## Data:
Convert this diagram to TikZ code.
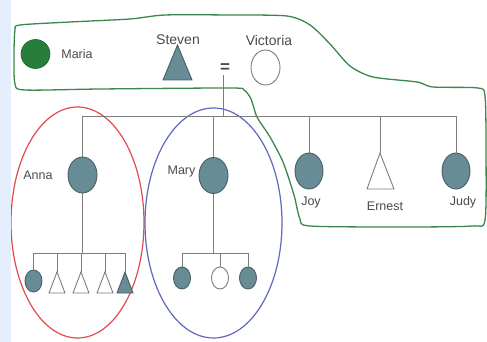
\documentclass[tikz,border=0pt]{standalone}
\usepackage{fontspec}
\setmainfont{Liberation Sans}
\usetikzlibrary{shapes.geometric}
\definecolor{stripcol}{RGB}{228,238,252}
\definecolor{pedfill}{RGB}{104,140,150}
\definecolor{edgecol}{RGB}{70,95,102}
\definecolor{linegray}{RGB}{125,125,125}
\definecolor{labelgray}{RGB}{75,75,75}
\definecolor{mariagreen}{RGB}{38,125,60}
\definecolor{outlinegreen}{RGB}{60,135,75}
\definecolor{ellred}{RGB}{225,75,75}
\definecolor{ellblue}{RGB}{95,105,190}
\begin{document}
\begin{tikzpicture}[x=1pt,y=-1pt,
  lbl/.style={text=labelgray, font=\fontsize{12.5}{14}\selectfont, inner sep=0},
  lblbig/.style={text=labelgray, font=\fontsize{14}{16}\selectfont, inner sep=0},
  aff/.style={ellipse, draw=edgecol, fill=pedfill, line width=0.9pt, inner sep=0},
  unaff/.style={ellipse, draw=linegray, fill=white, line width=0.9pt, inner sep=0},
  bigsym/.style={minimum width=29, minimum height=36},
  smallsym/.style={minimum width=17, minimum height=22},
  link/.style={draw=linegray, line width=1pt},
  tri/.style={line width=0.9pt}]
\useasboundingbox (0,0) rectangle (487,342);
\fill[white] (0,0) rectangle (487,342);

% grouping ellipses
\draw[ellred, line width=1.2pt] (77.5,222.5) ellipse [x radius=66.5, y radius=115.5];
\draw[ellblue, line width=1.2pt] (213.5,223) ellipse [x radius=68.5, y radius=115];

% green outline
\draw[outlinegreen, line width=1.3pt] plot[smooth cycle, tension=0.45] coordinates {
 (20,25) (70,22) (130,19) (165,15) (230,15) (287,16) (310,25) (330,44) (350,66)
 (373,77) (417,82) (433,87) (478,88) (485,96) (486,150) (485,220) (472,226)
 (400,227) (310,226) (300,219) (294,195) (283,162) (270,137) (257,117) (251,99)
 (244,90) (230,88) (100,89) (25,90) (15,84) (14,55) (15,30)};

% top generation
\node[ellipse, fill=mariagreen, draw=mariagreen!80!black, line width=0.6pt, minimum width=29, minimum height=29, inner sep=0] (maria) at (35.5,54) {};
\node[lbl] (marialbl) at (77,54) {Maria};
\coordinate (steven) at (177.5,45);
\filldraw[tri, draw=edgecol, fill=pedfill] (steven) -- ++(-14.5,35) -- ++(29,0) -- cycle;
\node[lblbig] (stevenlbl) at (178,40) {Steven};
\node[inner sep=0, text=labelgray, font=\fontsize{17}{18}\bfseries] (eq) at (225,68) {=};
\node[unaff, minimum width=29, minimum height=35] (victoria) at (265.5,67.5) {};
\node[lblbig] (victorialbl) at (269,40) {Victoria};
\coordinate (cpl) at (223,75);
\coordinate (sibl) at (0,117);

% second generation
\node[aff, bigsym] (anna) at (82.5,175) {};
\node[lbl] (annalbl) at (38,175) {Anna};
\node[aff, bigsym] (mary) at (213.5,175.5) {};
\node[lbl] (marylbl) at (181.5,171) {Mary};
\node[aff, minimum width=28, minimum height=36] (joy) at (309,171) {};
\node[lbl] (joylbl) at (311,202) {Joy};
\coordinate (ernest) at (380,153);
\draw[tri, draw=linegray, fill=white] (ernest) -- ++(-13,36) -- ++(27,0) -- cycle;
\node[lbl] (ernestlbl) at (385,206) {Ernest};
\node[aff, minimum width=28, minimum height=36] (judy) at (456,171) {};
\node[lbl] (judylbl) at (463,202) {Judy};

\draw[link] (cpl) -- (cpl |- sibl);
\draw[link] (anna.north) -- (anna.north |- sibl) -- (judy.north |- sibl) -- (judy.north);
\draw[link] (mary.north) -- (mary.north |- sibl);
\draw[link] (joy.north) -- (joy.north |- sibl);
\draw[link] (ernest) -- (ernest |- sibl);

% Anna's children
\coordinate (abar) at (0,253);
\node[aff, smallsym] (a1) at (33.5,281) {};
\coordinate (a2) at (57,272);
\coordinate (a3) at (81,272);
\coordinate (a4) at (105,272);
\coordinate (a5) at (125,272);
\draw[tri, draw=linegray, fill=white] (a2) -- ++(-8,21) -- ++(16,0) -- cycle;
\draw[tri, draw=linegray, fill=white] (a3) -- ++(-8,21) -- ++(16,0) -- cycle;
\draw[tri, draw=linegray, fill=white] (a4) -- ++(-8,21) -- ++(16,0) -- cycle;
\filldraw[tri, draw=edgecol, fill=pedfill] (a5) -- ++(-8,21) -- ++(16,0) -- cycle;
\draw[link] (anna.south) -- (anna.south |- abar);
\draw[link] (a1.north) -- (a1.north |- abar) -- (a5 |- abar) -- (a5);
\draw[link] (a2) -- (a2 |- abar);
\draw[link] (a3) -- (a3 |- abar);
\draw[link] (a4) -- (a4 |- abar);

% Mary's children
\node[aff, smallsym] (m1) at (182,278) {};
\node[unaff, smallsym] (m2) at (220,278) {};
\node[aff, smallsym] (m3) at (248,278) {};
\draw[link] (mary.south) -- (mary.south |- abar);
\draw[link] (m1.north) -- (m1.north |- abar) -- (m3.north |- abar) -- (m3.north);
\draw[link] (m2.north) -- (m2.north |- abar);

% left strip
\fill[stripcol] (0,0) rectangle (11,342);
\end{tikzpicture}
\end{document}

## Exercise brief:
Your copy of the data above should match it exactly, except that pictures are left out.

## Task solution:
Convert this diagram to TikZ code.
\documentclass[tikz,border=0pt]{standalone}
\usepackage{fontspec}
\setmainfont{Liberation Sans}
\usetikzlibrary{shapes.geometric}
\definecolor{stripcol}{RGB}{228,238,252}
\definecolor{pedfill}{RGB}{104,140,150}
\definecolor{edgecol}{RGB}{70,95,102}
\definecolor{linegray}{RGB}{125,125,125}
\definecolor{labelgray}{RGB}{75,75,75}
\definecolor{mariagreen}{RGB}{38,125,60}
\definecolor{outlinegreen}{RGB}{60,135,75}
\definecolor{ellred}{RGB}{225,75,75}
\definecolor{ellblue}{RGB}{95,105,190}
\begin{document}
\begin{tikzpicture}[x=1pt,y=-1pt,
  lbl/.style={text=labelgray, font=\fontsize{12.5}{14}\selectfont, inner sep=0},
  lblbig/.style={text=labelgray, font=\fontsize{14}{16}\selectfont, inner sep=0},
  aff/.style={ellipse, draw=edgecol, fill=pedfill, line width=0.9pt, inner sep=0},
  unaff/.style={ellipse, draw=linegray, fill=white, line width=0.9pt, inner sep=0},
  bigsym/.style={minimum width=29, minimum height=36},
  smallsym/.style={minimum width=17, minimum height=22},
  link/.style={draw=linegray, line width=1pt},
  tri/.style={line width=0.9pt}]
\useasboundingbox (0,0) rectangle (487,342);
\fill[white] (0,0) rectangle (487,342);

% grouping ellipses
\draw[ellred, line width=1.2pt] (77.5,222.5) ellipse [x radius=66.5, y radius=115.5];
\draw[ellblue, line width=1.2pt] (213.5,223) ellipse [x radius=68.5, y radius=115];

% green outline
\draw[outlinegreen, line width=1.3pt] plot[smooth cycle, tension=0.45] coordinates {
 (20,25) (70,22) (130,19) (165,15) (230,15) (287,16) (310,25) (330,44) (350,66)
 (373,77) (417,82) (433,87) (478,88) (485,96) (486,150) (485,220) (472,226)
 (400,227) (310,226) (300,219) (294,195) (283,162) (270,137) (257,117) (251,99)
 (244,90) (230,88) (100,89) (25,90) (15,84) (14,55) (15,30)};

% top generation
\node[ellipse, fill=mariagreen, draw=mariagreen!80!black, line width=0.6pt, minimum width=29, minimum height=29, inner sep=0] (maria) at (35.5,54) {};
\node[lbl] (marialbl) at (77,54) {Maria};
\coordinate (steven) at (177.5,45);
\filldraw[tri, draw=edgecol, fill=pedfill] (steven) -- ++(-14.5,35) -- ++(29,0) -- cycle;
\node[lblbig] (stevenlbl) at (178,40) {Steven};
\node[inner sep=0, text=labelgray, font=\fontsize{17}{18}\bfseries] (eq) at (225,68) {=};
\node[unaff, minimum width=29, minimum height=35] (victoria) at (265.5,67.5) {};
\node[lblbig] (victorialbl) at (269,40) {Victoria};
\coordinate (cpl) at (223,75);
\coordinate (sibl) at (0,117);

% second generation
\node[aff, bigsym] (anna) at (82.5,175) {};
\node[lbl] (annalbl) at (38,175) {Anna};
\node[aff, bigsym] (mary) at (213.5,175.5) {};
\node[lbl] (marylbl) at (181.5,171) {Mary};
\node[aff, minimum width=28, minimum height=36] (joy) at (309,171) {};
\node[lbl] (joylbl) at (311,202) {Joy};
\coordinate (ernest) at (380,153);
\draw[tri, draw=linegray, fill=white] (ernest) -- ++(-13,36) -- ++(27,0) -- cycle;
\node[lbl] (ernestlbl) at (385,206) {Ernest};
\node[aff, minimum width=28, minimum height=36] (judy) at (456,171) {};
\node[lbl] (judylbl) at (463,202) {Judy};

\draw[link] (cpl) -- (cpl |- sibl);
\draw[link] (anna.north) -- (anna.north |- sibl) -- (judy.north |- sibl) -- (judy.north);
\draw[link] (mary.north) -- (mary.north |- sibl);
\draw[link] (joy.north) -- (joy.north |- sibl);
\draw[link] (ernest) -- (ernest |- sibl);

% Anna's children
\coordinate (abar) at (0,253);
\node[aff, smallsym] (a1) at (33.5,281) {};
\coordinate (a2) at (57,272);
\coordinate (a3) at (81,272);
\coordinate (a4) at (105,272);
\coordinate (a5) at (125,272);
\draw[tri, draw=linegray, fill=white] (a2) -- ++(-8,21) -- ++(16,0) -- cycle;
\draw[tri, draw=linegray, fill=white] (a3) -- ++(-8,21) -- ++(16,0) -- cycle;
\draw[tri, draw=linegray, fill=white] (a4) -- ++(-8,21) -- ++(16,0) -- cycle;
\filldraw[tri, draw=edgecol, fill=pedfill] (a5) -- ++(-8,21) -- ++(16,0) -- cycle;
\draw[link] (anna.south) -- (anna.south |- abar);
\draw[link] (a1.north) -- (a1.north |- abar) -- (a5 |- abar) -- (a5);
\draw[link] (a2) -- (a2 |- abar);
\draw[link] (a3) -- (a3 |- abar);
\draw[link] (a4) -- (a4 |- abar);

% Mary's children
\node[aff, smallsym] (m1) at (182,278) {};
\node[unaff, smallsym] (m2) at (220,278) {};
\node[aff, smallsym] (m3) at (248,278) {};
\draw[link] (mary.south) -- (mary.south |- abar);
\draw[link] (m1.north) -- (m1.north |- abar) -- (m3.north |- abar) -- (m3.north);
\draw[link] (m2.north) -- (m2.north |- abar);

% left strip
\fill[stripcol] (0,0) rectangle (11,342);
\end{tikzpicture}
\end{document}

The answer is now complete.